À cette époque[3] les Vénitiens désiraient honorer le grand talent militaire de Bartolommeo de Bergame[4], grâce auquel ils avaient remportés de nombreuses victoires ; ce faisant, ils stimulaient aussi leurs autres généraux. Ayant appris la renommée d’Andrea, il l’appelèrent à Venise où il reçut l’ordre de faire en bronze la statue équestre de ce capitaine, destinée à être posée sur la place San Giovanni e Paolo. Andrea, ayant donc fait le modèle du cheval, avait commencé les armatures pour le couler en bronze, quand, par l’entremise de quelques gentilshommes, il fut décidé que Vellano de Padoue ferait la statue et Andrea le cheval.

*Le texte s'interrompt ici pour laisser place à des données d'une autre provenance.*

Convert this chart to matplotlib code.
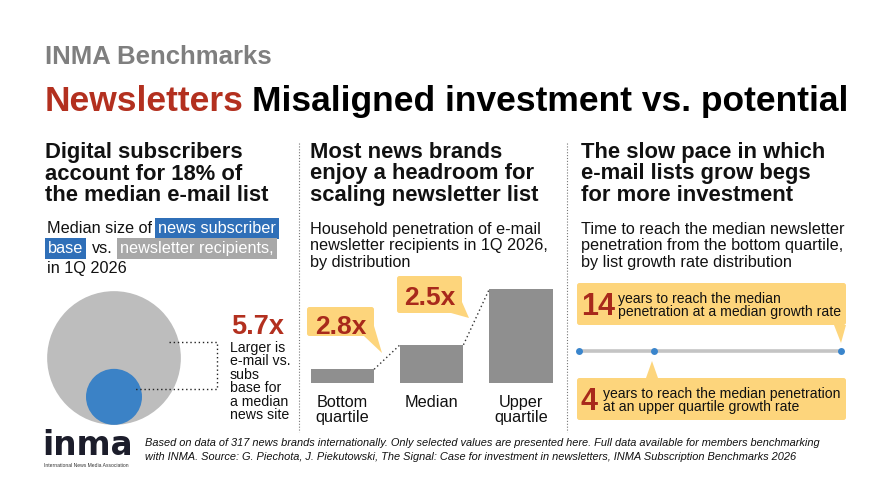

À cette nouvelle, Andrea, après avoir brisé les jambes et la tête à son modèle, parti, tout indigné, pour Florence, sans souffler mot. Ce qu’apprenant, la Seigneurie lui fit savoir de ne pas avoir la hardiesse de revenir à Venise, sous peine d’avoir la tête tranchée. Andrea répondit qu’il s’en garderait bien, sachant qu’il n’était pas en leur pouvoir de rattacher sur les épaules d’un homme la tête qu’ils en auraient une fois détachée, ni d’en faire une semblable à la sienne, tandis que, ajoutait-il, il lui était facile d’en rendre une à son cheval, beaucoup plus belle que celle qu’il avait brisée. Après cette réponse qui ne déplut pas aux seigneurs, on le rappela à Venise avec une double provision. Ayant donc réparé le premier modèle, il coula la statue. Mais il ne put la terminer, parce que, s’étant échauffe à cette opération et refroidi ensuite, il mourut dans cette ville, au bout de peu de jours. L’œuvre restait inachevée[5], bien qu’il y eût peu de choses à y faire

  1. Tableau inconnu.
  2. Actuellement à l’Académie des Beaux Arts.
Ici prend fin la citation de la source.